J’ai la guitare qui me démange
Afin de tester cette petite interface, nous avons utilisé un micro statique Audio-Technica 4040, une guitare acoustique Takamine et notre interface MBox Pro, largement plus onéreuse. Afin de tester le préampli, nous avons branché un câble Y à notre 4040 placé devant la guitare, que nous avons câblé à la Fast Track C600 et la MBox Pro, chacune étant reliée à un ordinateur. Au préalable, nous avons calibré les niveaux entrants, en plaçant le micro devant une enceinte produisant un signal sinusoïdal de 1000 Hertz. Une fois les niveaux faits, nous constatons que la Fast Track possède une bonne réserve de gain, car il ne sera pas utile de dépasser 12 heures avec le potard. C’est un très bon premier point car il est souvent nécessaire sur les interfaces audio d’entrée de gamme de devoir pousser le potard au moins aux trois quarts de la course pour avoir un niveau correct.
Après avoir comparé les deux fichiers audio, celui enregistré avec la Fast Track et celui de la MBox Pro, on peut dire que la petite M-Audio se défend très bien ! Le son paraît légèrement mieux défini sur la MBox, notamment sur le premier strum, mais rien d’extraordinaire non plus. Vu la différence de prix entre les deux interfaces, on peut dire que l’interface d’entrée de gamme fait très fort. Le préampli est sensiblement meilleur que celui équipant les Fast Track précédentes, sans aucun doute.
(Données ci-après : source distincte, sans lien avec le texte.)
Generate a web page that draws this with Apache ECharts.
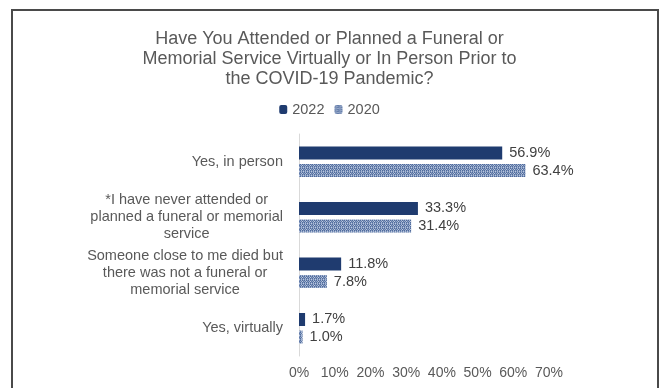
<!DOCTYPE html>
<html>
<head>
<meta charset="utf-8">
<script src="https://cdn.jsdelivr.net/npm/echarts@6/dist/echarts.min.js"></script>
<style>
  html, body { margin: 0; padding: 0; background: #fff; }
  #chart { width: 659px; height: 388px; }
</style>
</head>
<body>
<div id="chart"></div>
<script>
const categories = [
  'Yes, in person',
  '*I have never attended or\nplanned a funeral or memorial\nservice',
  'Someone close to me died but\nthere was not a funeral or\nmemorial service',
  'Yes, virtually'
];
const values2022 = [56.9, 33.3, 11.8, 1.7];
const values2020 = [63.4, 31.4, 7.8, 1.0];
const seriesNames = ['2022', '2020'];
const titleText = 'Have You Attended or Planned a Funeral or\nMemorial Service Virtually or In Person Prior to\nthe COVID-19 Pandemic?';

const FONT = '"Liberation Sans", Arial, sans-serif';

// Small dotted texture for the 2020 bars
function makeTexture() {
  const c = document.createElement('canvas');
  c.width = 4; c.height = 4;
  const ctx = c.getContext('2d');
  const px = [
    ['#4f6b9c', '#a9b8d4', '#4f6b9c', '#8296bd'],
    ['#8ea2c5', '#5f7aa8', '#bcc8de', '#5f7aa8'],
    ['#4f6b9c', '#a9b8d4', '#4f6b9c', '#8296bd'],
    ['#6f88b3', '#9fb0cf', '#6f88b3', '#bcc8de']
  ];
  for (let y = 0; y < 4; y++) {
    for (let x = 0; x < 4; x++) {
      ctx.fillStyle = px[y][x];
      ctx.fillRect(x, y, 1, 1);
    }
  }
  return c;
}

const chart = echarts.init(document.getElementById('chart'), null, { renderer: 'canvas' });

const labelFmt = p => p.value.toFixed(1) + '%';

chart.setOption({
  animation: false,
  backgroundColor: '#ffffff',
  textStyle: { fontFamily: FONT },
  graphic: [{
    type: 'rect',
    shape: { x: 12, y: 10, width: 646, height: 420 },
    style: { fill: 'none', stroke: '#4a4a4a', lineWidth: 2 },
    silent: true
  }],
  title: {
    text: titleText,
    left: 'center',
    top: 24,
    textStyle: {
      fontFamily: FONT,
      fontSize: 18,
      fontWeight: 'normal',
      lineHeight: 20,
      color: '#595959'
    }
  },
  legend: {
    data: seriesNames,
    top: 97,
    left: 'center',
    itemWidth: 8,
    itemHeight: 9,
    itemGap: 10,
    textStyle: { fontFamily: FONT, fontSize: 14.5, color: '#595959' }
  },
  grid: {
    left: 299,
    right: 110,
    top: 134,
    bottom: 32,
    containLabel: false,
    outerBoundsMode: 'none'
  },
  xAxis: {
    type: 'value',
    min: 0,
    max: 70,
    interval: 10,
    axisLine: { show: false },
    axisTick: { show: false },
    splitLine: { show: false },
    axisLabel: {
      formatter: '{value}%',
      margin: 10,
      fontFamily: FONT,
      fontSize: 14,
      color: '#595959'
    }
  },
  yAxis: {
    type: 'category',
    data: categories,
    inverse: true,
    axisLine: { show: true, lineStyle: { color: '#d9d9d9', width: 1 } },
    axisTick: { show: false },
    axisLabel: {
      margin: 16,
      formatter: v => '{c|' + v + '}',
      rich: {
        c: {
          align: 'center',
          fontFamily: FONT,
          fontSize: 14.5,
          lineHeight: 17,
          color: '#595959'
        }
      }
    }
  },
  series: [
    {
      name: seriesNames[0],
      type: 'bar',
      data: values2022,
      barWidth: 13,
      barGap: '35%',
      itemStyle: { color: '#1f3b6f' },
      label: {
        show: true,
        position: 'right',
        distance: 7,
        formatter: labelFmt,
        fontFamily: FONT,
        fontSize: 14.5,
        color: '#404040'
      }
    },
    {
      name: seriesNames[1],
      type: 'bar',
      data: values2020,
      barWidth: 13,
      barGap: '35%',
      itemStyle: { color: { image: makeTexture(), repeat: 'repeat' } },
      label: {
        show: true,
        position: 'right',
        distance: 7,
        formatter: labelFmt,
        fontFamily: FONT,
        fontSize: 14.5,
        color: '#404040'
      }
    }
  ]
});
</script>
</body>
</html>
Suite aux demandes de certains AFiens, nous avons aussi envoyé un niveau ligne afin de comparer les convertisseurs. Là aussi, la différence est très mince. Comme nous vous fournissons les fichiers, à vous de juger :
- AT4040 Fast Track C60000:27
- AT4040 Mbox Pro00:27
- Line Fast Track C60000:32
- Line Mbox Pro00:32
À l’utilisation, la C600 s’est révélée très pratique, avec ses boutons de transports, son gros potard de volume, son format desktop. En revanche, le bouton Multi ne nous semble pas très utile, mais certains pourront l’adorer, sait-on jamais ! Nous regrettons aussi le fonctionnement des potards A, B et C pour activer/désactiver les sorties lignes : le fait d’appuyer sur l’un ne désactive pas les autres. Ce qui aurait pu être utile lorsque l’on utilise plusieurs paires d’enceintes. Pour finir avec le bureau des plaintes, nous restons dubitatifs concernant l’intérêt d’une interface avec 4 préamplis intégrés. Un musicien seul aura le plus souvent besoin de seulement deux préamplis et celui qui voudra enregistrer une batterie en voudra au moins 8.
Conclusion
La nouvelle Fast Track C600 est une réussite, à tous les points de vue. Le format desktop est très pratique, les réglages tombent sous les doigts, les entrées guitares et sorties casques sont accessibles et indépendantes, le look est sympa. Le côté plastique peut donner une impression de fragilité, mais dans cette gamme de prix, on ne peut pas toujours tout avoir. Côté son, nous avons pu constater un net progrès et la comparaison avec la MBox Pro, beaucoup plus onéreuse, est flatteuse pour la petite C600. Que ce soit au niveau des préamplis ou des convertisseurs, la M-Audio se défend très bien et rendra bien des services à des musiciens ne désirant pas dépasser la barre des 350€ et ayant besoin de 4 préamplis. D’année en année, nous voyons la qualité des produits « entrée de gamme » s’améliorer, et la Fast Track C600 confirme la règle.